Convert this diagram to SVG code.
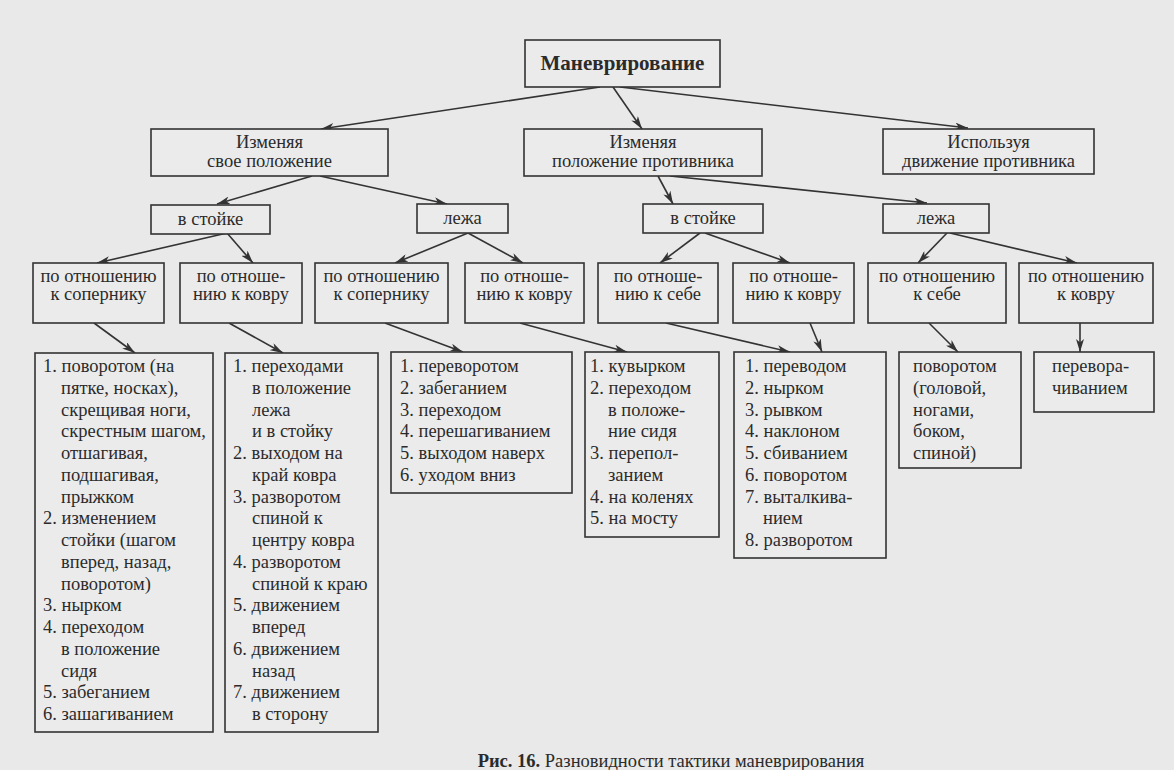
<svg xmlns="http://www.w3.org/2000/svg" width="1174" height="770" viewBox="0 0 1174 770">
<defs>
<style>
.bg{fill:#e9e9e9}
.box{fill:#ebebeb;stroke:#333;stroke-width:1.6}
text{font-family:"Liberation Serif","Times New Roman",serif;font-size:18.5px;fill:#2b2b2b}
.c{text-anchor:middle}
.title{font-weight:bold;font-size:21px}
.edge{stroke:#333;stroke-width:1.6;fill:none;marker-end:url(#ah)}
</style>
<marker id="ah" viewBox="0 0 13 8" refX="13" refY="4" markerWidth="13" markerHeight="8" orient="auto" markerUnits="userSpaceOnUse">
<path d="M0,0 L13,4 L0,8 L3.5,4 z" fill="#333"/>
</marker>
</defs>
<rect class="bg" x="0" y="0" width="1174" height="770"/>

<g id="connectors">
<line class="edge" x1="600" y1="87" x2="321" y2="129"/>
<line class="edge" x1="613" y1="87" x2="642" y2="129"/>
<line class="edge" x1="620" y1="87" x2="968" y2="128"/>
<line class="edge" x1="312" y1="176" x2="217" y2="204"/>
<line class="edge" x1="320" y1="176" x2="447" y2="204"/>
<line class="edge" x1="658" y1="176" x2="673" y2="204"/>
<line class="edge" x1="670" y1="176" x2="927" y2="203"/>
<line class="edge" x1="227" y1="233" x2="97" y2="263"/>
<line class="edge" x1="227" y1="233" x2="253" y2="263"/>
<line class="edge" x1="468" y1="233" x2="395" y2="263"/>
<line class="edge" x1="468" y1="233" x2="523" y2="263"/>
<line class="edge" x1="700" y1="233" x2="660" y2="263"/>
<line class="edge" x1="705" y1="233" x2="790" y2="263"/>
<line class="edge" x1="947" y1="233" x2="918" y2="263"/>
<line class="edge" x1="950" y1="233" x2="1077" y2="263"/>
<line class="edge" x1="94" y1="323" x2="135" y2="353"/>
<line class="edge" x1="229" y1="323" x2="283" y2="353"/>
<line class="edge" x1="385" y1="323" x2="463" y2="352"/>
<line class="edge" x1="520" y1="323" x2="627" y2="352"/>
<line class="edge" x1="666" y1="323" x2="790" y2="352"/>
<line class="edge" x1="810" y1="323" x2="822" y2="352"/>
<line class="edge" x1="929" y1="323" x2="958" y2="352"/>
<line class="edge" x1="1080" y1="323" x2="1080" y2="352"/>
</g>

<g id="n-root"><rect class="box" x="525" y="40" width="195" height="47"/><text class="c title" x="622.5" y="70">Маневрирование</text></g>

<g id="n-own"><rect class="box" x="151" y="129" width="237" height="47"/><text class="c" x="269.5" y="148">Изменяя</text><text class="c" x="269.5" y="167">свое положение</text></g>
<g id="n-opp"><rect class="box" x="524" y="129" width="238" height="47"/><text class="c" x="643" y="148">Изменяя</text><text class="c" x="643" y="167">положение противника</text></g>
<g id="n-use"><rect class="box" x="883" y="129" width="211" height="45"/><text class="c" x="988.5" y="148">Используя</text><text class="c" x="988.5" y="167">движение противника</text></g>

<g id="n-own-stand"><rect class="box" x="151" y="205" width="119" height="29"/><text class="c" x="210.5" y="225">в стойке</text></g>
<g id="n-own-lie"><rect class="box" x="417" y="204" width="91" height="29"/><text class="c" x="462.5" y="224">лежа</text></g>
<g id="n-opp-stand"><rect class="box" x="643" y="204" width="120" height="29"/><text class="c" x="703" y="224">в стойке</text></g>
<g id="n-opp-lie"><rect class="box" x="883" y="204" width="106" height="29"/><text class="c" x="936" y="224">лежа</text></g>

<g id="n-l3-1"><rect class="box" x="33" y="263" width="131" height="60"/><text class="c" x="98.5" y="282">по отношению</text><text class="c" x="98.5" y="300">к сопернику</text></g>
<g id="n-l3-2"><rect class="box" x="180" y="263" width="122" height="60"/><text class="c" x="241" y="282">по отноше-</text><text class="c" x="241" y="300">нию к ковру</text></g>
<g id="n-l3-3"><rect class="box" x="315" y="263" width="133" height="60"/><text class="c" x="381.5" y="282">по отношению</text><text class="c" x="381.5" y="300">к сопернику</text></g>
<g id="n-l3-4"><rect class="box" x="465" y="263" width="119" height="60"/><text class="c" x="524.5" y="282">по отноше-</text><text class="c" x="524.5" y="300">нию к ковру</text></g>
<g id="n-l3-5"><rect class="box" x="598" y="263" width="120" height="60"/><text class="c" x="658" y="282">по отноше-</text><text class="c" x="658" y="300">нию к себе</text></g>
<g id="n-l3-6"><rect class="box" x="733" y="263" width="121" height="60"/><text class="c" x="793.5" y="282">по отноше-</text><text class="c" x="793.5" y="300">нию к ковру</text></g>
<g id="n-l3-7"><rect class="box" x="868" y="263" width="138" height="60"/><text class="c" x="937" y="282">по отношению</text><text class="c" x="937" y="300">к себе</text></g>
<g id="n-l3-8"><rect class="box" x="1019" y="263" width="134" height="60"/><text class="c" x="1086" y="282">по отношению</text><text class="c" x="1086" y="300">к ковру</text></g>

<g id="n-list-a"><rect class="box" x="35" y="353" width="178" height="379"/>
<text x="43" y="372">1. поворотом (на</text>
<text x="61" y="393.75">пятке, носках),</text>
<text x="61" y="415.5">скрещивая ноги,</text>
<text x="61" y="437.25">скрестным шагом,</text>
<text x="61" y="459">отшагивая,</text>
<text x="61" y="480.75">подшагивая,</text>
<text x="61" y="502.5">прыжком</text>
<text x="43" y="524.25">2. изменением</text>
<text x="61" y="546">стойки (шагом</text>
<text x="61" y="567.75">вперед, назад,</text>
<text x="61" y="589.5">поворотом)</text>
<text x="43" y="611.25">3. нырком</text>
<text x="43" y="633">4. переходом</text>
<text x="61" y="654.75">в положение</text>
<text x="61" y="676.5">сидя</text>
<text x="43" y="698.25">5. забеганием</text>
<text x="43" y="720">6. зашагиванием</text>
</g>

<g id="n-list-b"><rect class="box" x="225" y="353" width="153" height="379"/>
<text x="233" y="372">1. переходами</text>
<text x="252" y="393.75">в положение</text>
<text x="252" y="415.5">лежа</text>
<text x="252" y="437.25">и в стойку</text>
<text x="233" y="459">2. выходом на</text>
<text x="252" y="480.75">край ковра</text>
<text x="233" y="502.5">3. разворотом</text>
<text x="252" y="524.25">спиной к</text>
<text x="252" y="546">центру ковра</text>
<text x="233" y="567.75">4. разворотом</text>
<text x="252" y="589.5">спиной к краю</text>
<text x="233" y="611.25">5. движением</text>
<text x="252" y="633">вперед</text>
<text x="233" y="654.75">6. движением</text>
<text x="252" y="676.5">назад</text>
<text x="233" y="698.25">7. движением</text>
<text x="252" y="720">в сторону</text>
</g>

<g id="n-list-c"><rect class="box" x="391" y="352" width="181" height="141"/>
<text x="400" y="372">1. переворотом</text>
<text x="400" y="393.75">2. забеганием</text>
<text x="400" y="415.5">3. переходом</text>
<text x="400" y="437.25">4. перешагиванием</text>
<text x="400" y="459">5. выходом наверх</text>
<text x="400" y="480.75">6. уходом вниз</text>
</g>

<g id="n-list-d"><rect class="box" x="585" y="352" width="134" height="185"/>
<text x="590" y="372">1. кувырком</text>
<text x="590" y="393.75">2. переходом</text>
<text x="608" y="415.5">в положе-</text>
<text x="608" y="437.25">ние сидя</text>
<text x="590" y="459">3. перепол-</text>
<text x="608" y="480.75">занием</text>
<text x="590" y="502.5">4. на коленях</text>
<text x="590" y="524.25">5. на мосту</text>
</g>

<g id="n-list-e"><rect class="box" x="734" y="352" width="152" height="206"/>
<text x="745" y="372">1. переводом</text>
<text x="745" y="393.75">2. нырком</text>
<text x="745" y="415.5">3. рывком</text>
<text x="745" y="437.25">4. наклоном</text>
<text x="745" y="459">5. сбиванием</text>
<text x="745" y="480.75">6. поворотом</text>
<text x="745" y="502.5">7. выталкива-</text>
<text x="763" y="524.25">нием</text>
<text x="745" y="546">8. разворотом</text>
</g>

<g id="n-list-f"><rect class="box" x="899" y="352" width="122" height="116"/>
<text x="913" y="372">поворотом</text>
<text x="913" y="393.75">(головой,</text>
<text x="913" y="415.5">ногами,</text>
<text x="913" y="437.25">боком,</text>
<text x="913" y="459">спиной)</text>
</g>

<g id="n-list-g"><rect class="box" x="1034" y="352" width="120" height="60"/>
<text x="1052" y="372">перевора-</text>
<text x="1052" y="393.75">чиванием</text>
</g>

<text id="caption" class="c" x="671" y="767"><tspan font-weight="bold">Рис. 16.</tspan> Разновидности тактики маневрирования</text>
</svg>
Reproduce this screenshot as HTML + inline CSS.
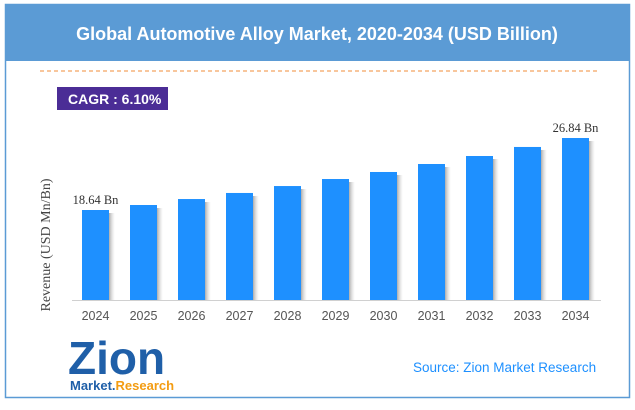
<!DOCTYPE html>
<html><head><meta charset="utf-8"><style>
body{margin:0;width:635px;height:405px;background:#fff;overflow:hidden;font-family:"Liberation Sans",sans-serif}
</style></head><body>
<svg width="635" height="405" xmlns="http://www.w3.org/2000/svg">
<defs><linearGradient id="sh" x1="0" x2="1"><stop offset="0" stop-color="#888" stop-opacity="0.7"/><stop offset="1" stop-color="#ccc" stop-opacity="0"/></linearGradient></defs>
<rect x="5.5" y="4.5" width="624" height="393" fill="#fff" stroke="#5b9bd5" stroke-width="1.5"/>
<rect x="5" y="4" width="625" height="57" fill="#5b9bd5"/>
<text x="317" y="40" text-anchor="middle" fill="#fff" font-size="18" font-weight="bold">Global Automotive Alloy Market, 2020-2034 (USD Billion)</text>
<line x1="40" y1="71" x2="597" y2="71" stroke="#f4a460" stroke-width="1.2" stroke-dasharray="4,3"/>
<rect x="57" y="87" width="111" height="23" fill="#4b2d96"/>
<text x="68" y="104" fill="#fff" font-size="14" font-weight="bold">CAGR :  6.10%</text>
<text transform="translate(50,245) rotate(-90)" text-anchor="middle" fill="#444" font-size="14" font-family="Liberation Serif,serif">Revenue (USD Mn/Bn)</text>
<g id="bars"></g>
<line x1="72" y1="300.5" x2="601" y2="300.5" stroke="#d0d0d0"/>
<g id="ticks"></g>
<text x="68" y="374" font-size="46" font-weight="bold" fill="#1f5fa8" font-family="Liberation Sans,sans-serif">Zion</text>
<text x="70" y="390" font-size="13" font-weight="bold" fill="#1f5fa8">Market.<tspan fill="#f39c12">Research</tspan></text>
<text x="413" y="372" font-size="13.5" fill="#1e90ff">Source: Zion Market Research</text>
</svg>
<script>
const years=["2024","2025","2026","2027","2028","2029","2030","2031","2032","2033","2034"];
const values=[18.64,19.21,19.89,20.58,21.37,22.17,22.97,23.88,24.79,25.82,26.84];
const labels={0:"18.64 Bn",10:"26.84 Bn"};
const NS="http://www.w3.org/2000/svg";
const y0=300,vMin=8.39,k=8.78;
function yScale(v){return y0-(v-vMin)*k;}
function xScale(i){return 82+i*48;}
const bw=27;
const g=document.getElementById('bars'),t=document.getElementById('ticks');
values.forEach((v,i)=>{
 const x=xScale(i),y=yScale(v);
 const s=document.createElementNS(NS,'rect');
 s.setAttribute('x',x+bw);s.setAttribute('y',y+3);s.setAttribute('width',6);s.setAttribute('height',y0-y-3);s.setAttribute('fill','url(#sh)');
 
 
 g.appendChild(s);
 const r=document.createElementNS(NS,'rect');
 r.setAttribute('x',x);r.setAttribute('y',y);r.setAttribute('width',bw);r.setAttribute('height',y0-y);r.setAttribute('fill','#1e90ff');
 
 
 g.appendChild(r);
 const tx=document.createElementNS(NS,'text');
 tx.setAttribute('x',x+bw/2);tx.setAttribute('y',320);tx.setAttribute('text-anchor','middle');tx.setAttribute('font-size','12.5');tx.setAttribute('fill','#555');
 tx.textContent=years[i];
 
 
 t.appendChild(tx);
 if(labels[i]){
  const l=document.createElementNS(NS,'text');
  l.setAttribute('x',x+bw/2);l.setAttribute('y',y-6);l.setAttribute('text-anchor','middle');l.setAttribute('font-size','12.5');l.setAttribute('fill','#333');l.setAttribute('font-family','Liberation Serif,serif');
  l.textContent=labels[i];
  
  
  t.appendChild(l);
 }
});
</script>
</body></html>
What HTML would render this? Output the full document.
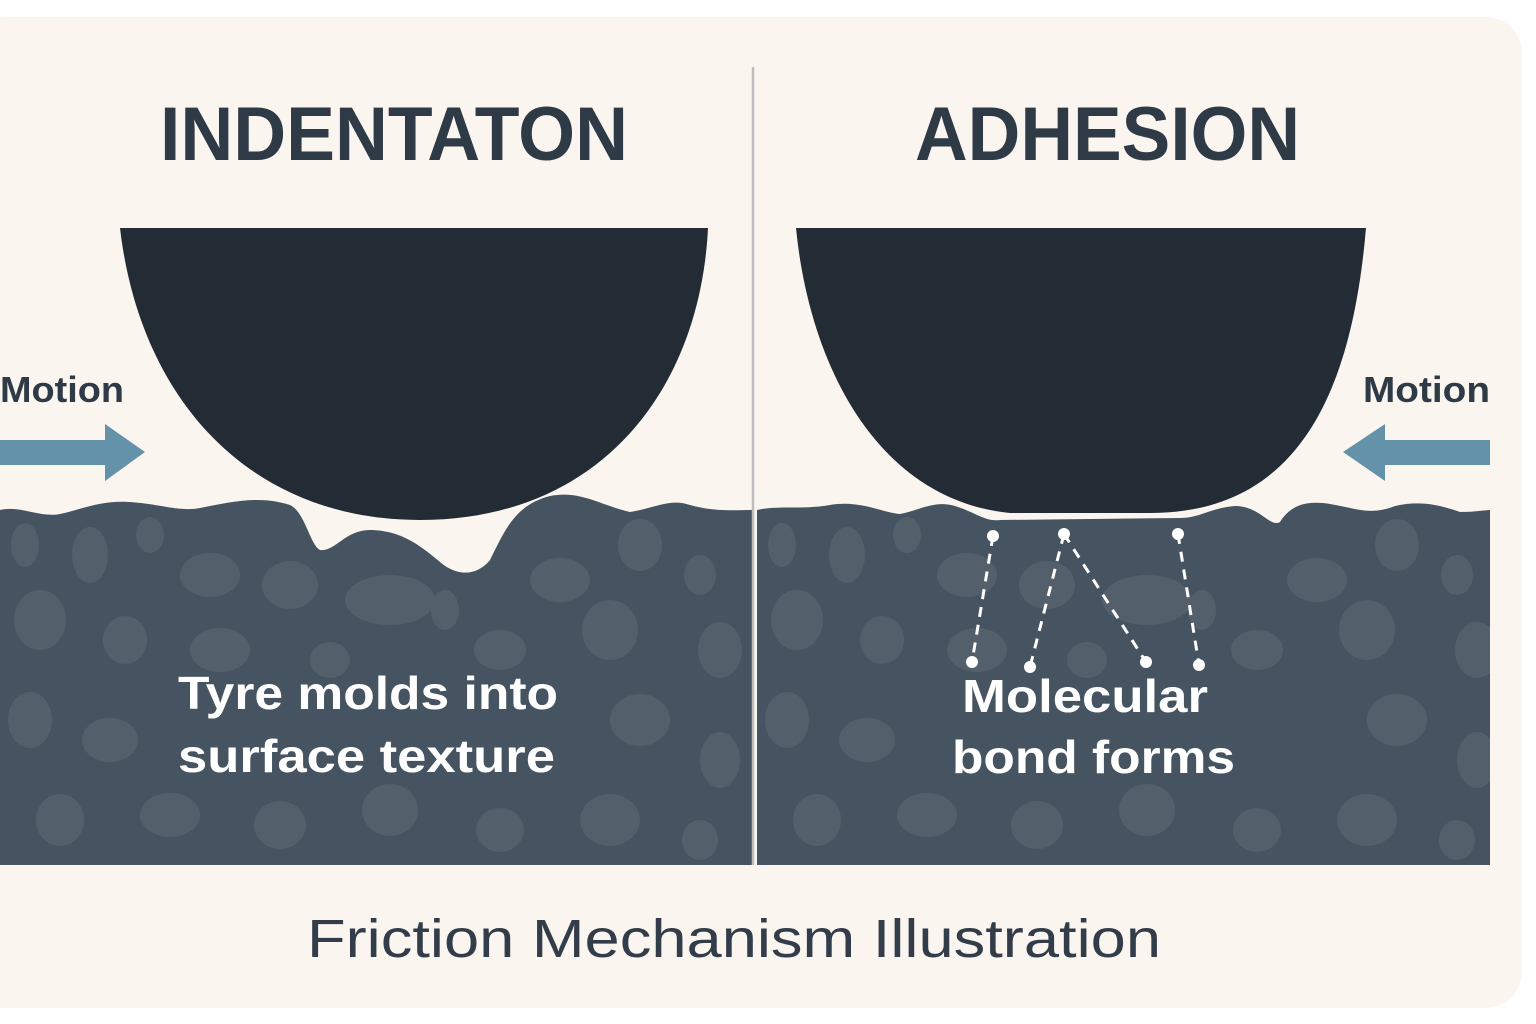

⁂

Select and copy every line of the listing with the word "document".

const g=document.getElementById('bars'),t=document.getElementById('ticks');
 const s=document.createElementNS(NS,'rect');
 const r=document.createElementNS(NS,'rect');
 const tx=document.createElementNS(NS,'text');
  const l=document.createElementNS(NS,'text');
What HTML would render this? Output the full document.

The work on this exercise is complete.